In a study presented to Congress the National Park Service has pointed to a variety of opportunities for the preservation, protection, and interpretation of civil rights sites in Mississippi, including technical assistance, funding opportunities and other designation and recognition programs managed by the Park Service.

The Mississippi Civil Rights Sites Special Resource Study identified nine sites in Mississippi associated with the 1955 murder of Emmett Till and 1964 Mississippi Freedom project as meeting criteria specifically established by Congress for potential inclusion in the National Park System.  

Historians generally regard the 1955 lynching of 14-year-old Emmett Till, his funeral in Chicago and the exoneration of his killers, among the defining moments of the modern civil rights movement in America. The 1964 Freedom Project sought to register African American voters, create Freedom Schools and seat Freedom Party delegates at the Democratic National Convention. That year was also marked by the murders of Mississippi Freedom Summer volunteers James Chaney, Andrew Goodman and Michael Schwerner. During the decade between these horrific murders, the campaign for civil rights in deeply segregated Mississippi was shaped by people who risked their lives and faced adversity seeking to realize the promise of American democracy.

The home of civil rights activists Medgar and Myrlie Evers, previously analyzed as part of the special resource study, became part of the National Park System in 2020. 

“The state of Mississippi was a center of gravity in the struggle for civil rights in America. The sites evaluated in this study represent the range of courage and resistance in the face of injustice that characterized this pivotal era in our nation’s history,” said NPS Director Chuck Sams. “Events that unfolded in Mississippi during this period spurred civil rights action across the country. Preserving and commemorating Mississippi civil rights sites would help ensure that these important aspects of America’s heritage, and the grave injustices that sparked them, will never be forgotten.”
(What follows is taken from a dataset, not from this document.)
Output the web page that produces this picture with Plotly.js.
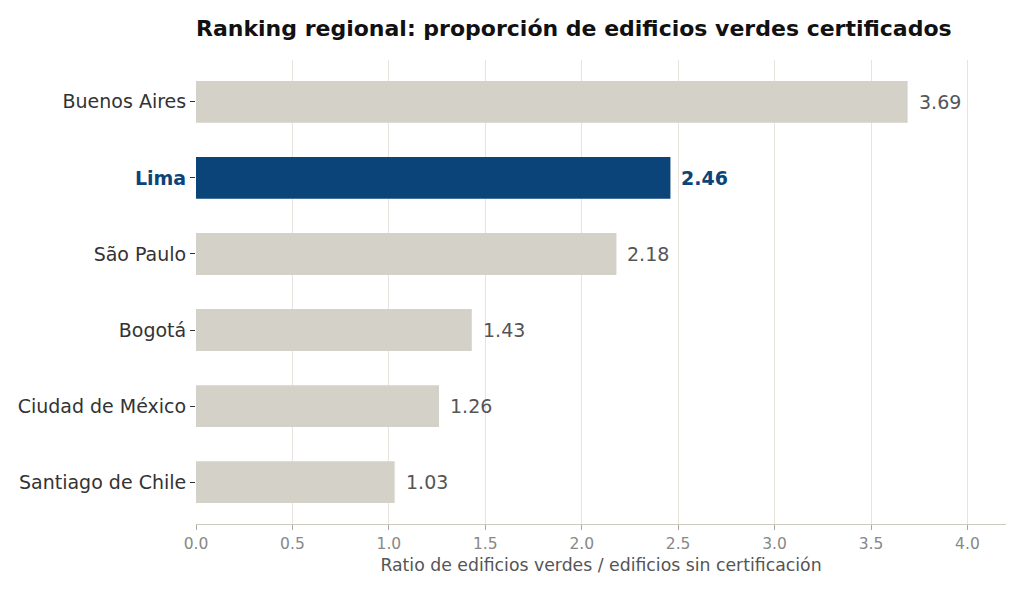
<!DOCTYPE html>
<html>
<head>
<meta charset="utf-8">
<script src="https://cdn.plot.ly/plotly-3.0.1.min.js"></script>
<style>
  html, body { margin: 0; padding: 0; background: #fff; }
  #chart { width: 1024px; height: 592px; }
</style>
</head>
<body>
<div id="chart"></div>
<script>
// Datos (de arriba hacia abajo)
const ciudades = ['Buenos Aires', 'Lima', 'São Paulo', 'Bogotá', 'Ciudad de México', 'Santiago de Chile'];
const ratios = [3.69, 2.46, 2.18, 1.43, 1.26, 1.03];
const destacada = 'Lima';
const xTicks = [0, 0.5, 1, 1.5, 2, 2.5, 3, 3.5, 4];
const xTickLabels = ['0.0', '0.5', '1.0', '1.5', '2.0', '2.5', '3.0', '3.5', '4.0'];

const AZUL = '#0b4479';
const GRIS = '#d4d1c9';

const colores = ciudades.map(c => c === destacada ? AZUL : GRIS);

const etiquetasY = ciudades.map(c =>
  c === destacada ? '<b><span style="color:' + AZUL + '">' + c + '</span></b>' : c
);

// Etiquetas de valor al final de cada barra
const anotaciones = ciudades.map((c, i) => ({
  x: ratios[i],
  y: c,
  xref: 'x',
  yref: 'y',
  text: c === destacada ? '<b>' + ratios[i].toFixed(2) + '</b>' : ratios[i].toFixed(2),
  showarrow: false,
  xanchor: 'left',
  xshift: 9,
  font: { size: 19, color: c === destacada ? AZUL : '#555555', family: 'DejaVu Sans' }
}));

Plotly.newPlot('chart', [{
  type: 'bar',
  orientation: 'h',
  y: ciudades,
  x: ratios,
  marker: { color: colores },
  hoverinfo: 'skip'
}], {
  width: 1024,
  height: 592,
  margin: { l: 196, r: 18, t: 60, b: 68 },
  paper_bgcolor: '#ffffff',
  plot_bgcolor: '#ffffff',
  font: { family: 'DejaVu Sans', color: '#333333' },
  bargap: 0.45,
  showlegend: false,
  title: {
    text: '<b>Ranking regional: proporción de edificios verdes certificados</b>',
    x: 0, xref: 'paper', xanchor: 'left',
    y: 0.953, yanchor: 'middle',
    font: { size: 22, color: '#111111', family: 'DejaVu Sans' }
  },
  xaxis: {
    range: [0, 4.2],
    tickvals: xTicks,
    ticktext: xTickLabels,
    showgrid: true,
    gridcolor: '#e6e4dd',
    gridwidth: 1,
    zeroline: false,
    showline: true,
    linecolor: '#ccc9bf',
    linewidth: 1.2,
    ticks: 'outside',
    ticklen: 5,
    tickcolor: '#aaa8a0',
    tickfont: { size: 15.5, color: '#888888' },
    title: {
      text: 'Ratio de edificios verdes / edificios sin certificación',
      font: { size: 17.3, color: '#555555' },
      standoff: 7
    }
  },
  yaxis: {
    type: 'category',
    categoryorder: 'array',
    categoryarray: ciudades,
    range: [5.55, -0.55],
    tickvals: ciudades,
    ticktext: etiquetasY,
    showgrid: false,
    zeroline: false,
    showline: false,
    ticks: 'outside',
    ticklen: 5,
    tickcolor: '#333333',
    tickfont: { size: 19, color: '#333333' }
  },
  annotations: anotaciones
}, { staticPlot: true });
</script>
</body>
</html>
The nine sites identified in the study as meeting Special Resource Study criteria for potential inclusion in the National Park System are: the Bryant’s Grocery Store and Ben Roy’s Service Station site in Money, the Burned Station Wagon site in rural Neshoba County, the East Money Church of God in Christ cemetery in Money, the Glendora Cotton Gin and community center in Glendora, the Graball Landing river site in Glendora, the M.W. Stringer Grand Lodge in Jackson, the Mt. Zion Methodist Church in Neshoba County, the Neshoba County Courthouse Square in Philadelphia, and the Tallahatchie County Courthouse and Emmett Till Interpretive Center in Sumner. 

Over four years, the Park Service team evaluated more than 220 sites across the state and consulted subject-matter experts to inform the study process, including a group of civil rights and Mississippi-based historians, professors, museum directors and activists. The public helped inform the study process through active engagement in numerous public forums and meetings the study team hosted with stakeholders, agencies, landowners, and communities. Engagement with the Mississippi scholars was particularly helpful in identifying sites with the potential to meet special resource study criteria established by Congress.

Congress passed Public Law 115-31 in 2017 directing the special resource study of civil rights sites in Mississippi for their potential to become part of the National Park System. A potential site is evaluated according to four congressionally established criteria: (1) national significance, (2) suitability, (3) feasibility and (4) the need for NPS management. All four criteria must have positive findings for the special resources study to identify a site as eligible for potential inclusion in the National Park System. Ultimately, units in the National Park System are designated by acts of Congress and/or through presidential proclamation. A special resource study serves as one of many reference sources for those interested in the potential designation of an area in the National Park System. Because the study is not a decision-making document, it does not identify a preferred NPS course of action.